Beginning Wednesday, October 16, visitors to the Center for History can view
reproductions of the Declaration of Independence, the Constitution, the
Emancipation Proclamation, manuscript letters from George Washington and
Fredrick Douglas, type-written speeches from FDR and Martin Luther King, Jr. and
more. The Center for History hosts
traveling exhibits from the Indiana Historical Society three times each year.
The exhibit is at the Center for a limited time:
The last day for viewing is Tuesday, November 19.
Freedom: A History of US
is composed of 48 freestanding panels and divided into six thematic sections,
including: The Founding Era, Young
Republic, The Nation Dividing: The
Firebell in the Night, The Union Threatened, The Union Preserved, Emancipation
and Epilogue.
Freedom
documents and illustrates the importance of people and events that trace the
evolving principle of freedom from the nation’s founding until 1968.
The exhibition features personal letters, documents and broadsides from
the Gilder Lehrman Collection, previously unavailable to the public, and invites
visitors to read the words and see the images of men and women who arrived in
this land by choice or in chain and forged the nation.
Among the highlights of the panel exhibit are a rare 1776 printing of the
Declaration of Independence, a secretly printed draft and official copy of the
US Constitution, Lincoln’s handwritten notes of speeches and letters by leading
figures such as Frederick Douglas, Susan B. Anthony and others.
With generous support from GE, six traveling
Freedom exhibits toured to 20 US
cities in 2003. After the tour
ended, the Indiana Historical Society was chosen as the permanent home for one
of the traveling exhibitions. The
Society was able to extend the use of the exhibit by adding it to the IHS
Traveling Exhibition Program, offering smaller historical societies and museums
in Indiana communities the chance to showcase the exhibit.
The North Manchester Historical Society operates in a town of fewer than 6,000,
but generates the interest and volunteer support to operate the Center for
History and Thomas Marshall House museums, provide dinner/lecture programs
attended by over 100 people each month, publish a quarterly newsletter, host
semi-annual tours to places of historic interest, and actively participate in
historic preservation efforts and local community events.

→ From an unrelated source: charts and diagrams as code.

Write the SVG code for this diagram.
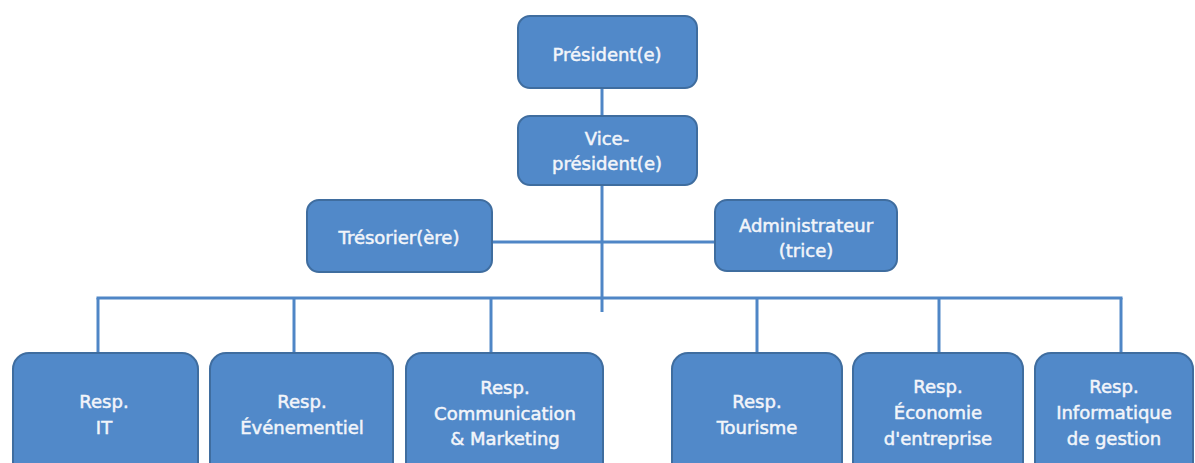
<svg xmlns="http://www.w3.org/2000/svg" width="1195" height="463" viewBox="0 0 1195 463">
  <style>
    .box { fill: #5189c9; stroke: #3f6d9f; stroke-width: 2; }
    .lbl { font-family: "DejaVu Sans", "Liberation Sans", sans-serif; font-size: 18px; fill: #f2f5fa; stroke: #f2f5fa; stroke-width: 0.5; text-anchor: middle; dominant-baseline: central; }
    .link { stroke: #4f86c6; stroke-width: 3; fill: none; }
  </style>
  <rect width="1195" height="463" fill="#ffffff"/>

  <!-- connectors -->
  <g id="connectors" class="link">
    <line x1="602" y1="88" x2="602" y2="116"/>
    <line x1="602" y1="185" x2="602" y2="312"/>
    <line x1="492" y1="242" x2="715" y2="242"/>
    <line x1="96.5" y1="298" x2="1122.5" y2="298"/>
    <line x1="98" y1="298" x2="98" y2="353"/>
    <line x1="294" y1="298" x2="294" y2="353"/>
    <line x1="491" y1="298" x2="491" y2="353"/>
    <line x1="757" y1="298" x2="757" y2="353"/>
    <line x1="939" y1="298" x2="939" y2="353"/>
    <line x1="1121" y1="298" x2="1121" y2="353"/>
  </g>

  <g id="president">
    <rect class="box" x="518" y="16" width="179" height="72" rx="12"/>
    <text class="lbl" x="607" y="54">Président(e)</text>
  </g>

  <g id="vice-president">
    <rect class="box" x="518" y="116" width="179" height="69" rx="12"/>
    <text class="lbl" x="607" y="138">Vice-</text>
    <text class="lbl" x="607" y="163">président(e)</text>
  </g>

  <g id="tresorier">
    <rect class="box" x="307" y="200" width="185" height="72" rx="12"/>
    <text class="lbl" x="399" y="237">Trésorier(ère)</text>
  </g>

  <g id="administrateur">
    <rect class="box" x="715" y="200" width="182" height="71" rx="12"/>
    <text class="lbl" x="806" y="225">Administrateur</text>
    <text class="lbl" x="806" y="250">(trice)</text>
  </g>

  <g id="resp-it">
    <rect class="box" x="13" y="353" width="185" height="125" rx="16"/>
    <text class="lbl" x="104" y="401">Resp.</text>
    <text class="lbl" x="104" y="427">IT</text>
  </g>

  <g id="resp-evenementiel">
    <rect class="box" x="210" y="353" width="183" height="125" rx="16"/>
    <text class="lbl" x="302" y="401">Resp.</text>
    <text class="lbl" x="302" y="427">Événementiel</text>
  </g>

  <g id="resp-communication">
    <rect class="box" x="406" y="353" width="197" height="125" rx="16"/>
    <text class="lbl" x="505" y="387">Resp.</text>
    <text class="lbl" x="505" y="413">Communication</text>
    <text class="lbl" x="505" y="438">&amp; Marketing</text>
  </g>

  <g id="resp-tourisme">
    <rect class="box" x="672" y="353" width="170" height="125" rx="16"/>
    <text class="lbl" x="757" y="401">Resp.</text>
    <text class="lbl" x="757" y="427">Tourisme</text>
  </g>

  <g id="resp-economie">
    <rect class="box" x="853" y="353" width="170" height="125" rx="16"/>
    <text class="lbl" x="938" y="386">Resp.</text>
    <text class="lbl" x="938" y="412">Économie</text>
    <text class="lbl" x="938" y="438">d'entreprise</text>
  </g>

  <g id="resp-informatique">
    <rect class="box" x="1035" y="353" width="158" height="125" rx="16"/>
    <text class="lbl" x="1114" y="386">Resp.</text>
    <text class="lbl" x="1114" y="412">Informatique</text>
    <text class="lbl" x="1114" y="438">de gestion</text>
  </g>
</svg>
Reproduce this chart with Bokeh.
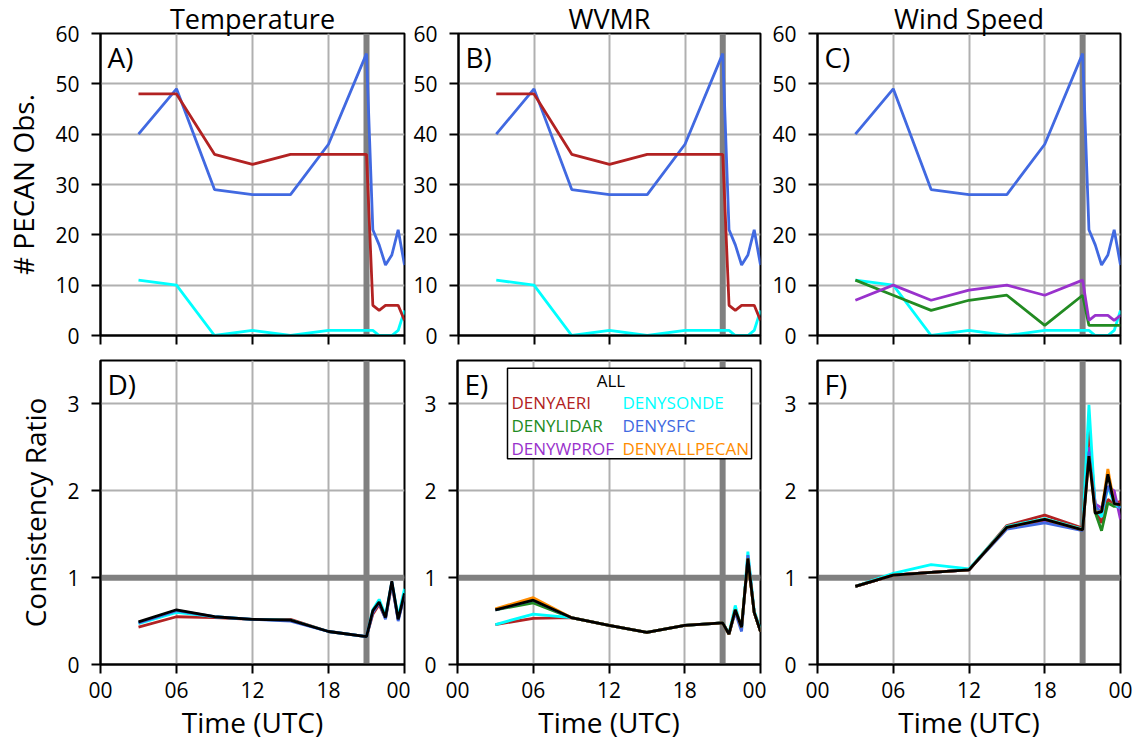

It cares for a collection that has grown from 2,200 to over 25,000
artifacts in the past 12 years. Its
website is www.nmanchesterhistory.org.
Since 1830, the Indiana Historical Society has been Indiana’s Storyteller ™, connecting people to the past by collecting, preserving, interpreting and disseminating the state’s history. A private, nonprofit membership organization, IHS maintains the nation’s premier research library and archives on the history of Indiana and the Old Northwest. IHS also provides support and assistance to local museums and historical groups, publishes books and periodicals; sponsors teacher workshops; and provides youth, adult and family programming.